◆ Data segment ◆
Begin
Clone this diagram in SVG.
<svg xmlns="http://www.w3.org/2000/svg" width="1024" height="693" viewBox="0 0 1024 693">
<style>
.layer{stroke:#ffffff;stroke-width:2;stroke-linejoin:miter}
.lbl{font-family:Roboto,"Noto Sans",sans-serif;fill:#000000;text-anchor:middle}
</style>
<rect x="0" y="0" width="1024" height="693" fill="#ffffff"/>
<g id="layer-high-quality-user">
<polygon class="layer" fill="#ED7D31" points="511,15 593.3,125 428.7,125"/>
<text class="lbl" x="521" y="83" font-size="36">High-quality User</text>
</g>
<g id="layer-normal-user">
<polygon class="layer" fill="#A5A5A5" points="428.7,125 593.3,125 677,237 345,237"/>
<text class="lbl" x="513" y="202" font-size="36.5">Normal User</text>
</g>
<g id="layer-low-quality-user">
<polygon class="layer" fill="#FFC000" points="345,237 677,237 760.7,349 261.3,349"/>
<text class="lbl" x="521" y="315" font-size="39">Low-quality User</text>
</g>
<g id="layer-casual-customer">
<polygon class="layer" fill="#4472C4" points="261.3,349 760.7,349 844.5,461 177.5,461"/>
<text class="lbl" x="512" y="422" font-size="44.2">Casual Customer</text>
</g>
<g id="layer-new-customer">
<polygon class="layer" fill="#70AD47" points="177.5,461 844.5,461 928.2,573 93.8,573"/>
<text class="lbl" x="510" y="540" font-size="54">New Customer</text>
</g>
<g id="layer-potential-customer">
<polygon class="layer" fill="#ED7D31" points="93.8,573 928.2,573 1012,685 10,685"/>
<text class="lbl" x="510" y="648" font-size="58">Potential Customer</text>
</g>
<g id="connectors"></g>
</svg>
End
◆ Given instruction ◆
Each line in the material above must be retyped without alteration.

◆ Result for this exercise ◆
Clone this diagram in SVG.
<svg xmlns="http://www.w3.org/2000/svg" width="1024" height="693" viewBox="0 0 1024 693">
<style>
.layer{stroke:#ffffff;stroke-width:2;stroke-linejoin:miter}
.lbl{font-family:Roboto,"Noto Sans",sans-serif;fill:#000000;text-anchor:middle}
</style>
<rect x="0" y="0" width="1024" height="693" fill="#ffffff"/>
<g id="layer-high-quality-user">
<polygon class="layer" fill="#ED7D31" points="511,15 593.3,125 428.7,125"/>
<text class="lbl" x="521" y="83" font-size="36">High-quality User</text>
</g>
<g id="layer-normal-user">
<polygon class="layer" fill="#A5A5A5" points="428.7,125 593.3,125 677,237 345,237"/>
<text class="lbl" x="513" y="202" font-size="36.5">Normal User</text>
</g>
<g id="layer-low-quality-user">
<polygon class="layer" fill="#FFC000" points="345,237 677,237 760.7,349 261.3,349"/>
<text class="lbl" x="521" y="315" font-size="39">Low-quality User</text>
</g>
<g id="layer-casual-customer">
<polygon class="layer" fill="#4472C4" points="261.3,349 760.7,349 844.5,461 177.5,461"/>
<text class="lbl" x="512" y="422" font-size="44.2">Casual Customer</text>
</g>
<g id="layer-new-customer">
<polygon class="layer" fill="#70AD47" points="177.5,461 844.5,461 928.2,573 93.8,573"/>
<text class="lbl" x="510" y="540" font-size="54">New Customer</text>
</g>
<g id="layer-potential-customer">
<polygon class="layer" fill="#ED7D31" points="93.8,573 928.2,573 1012,685 10,685"/>
<text class="lbl" x="510" y="648" font-size="58">Potential Customer</text>
</g>
<g id="connectors"></g>
</svg>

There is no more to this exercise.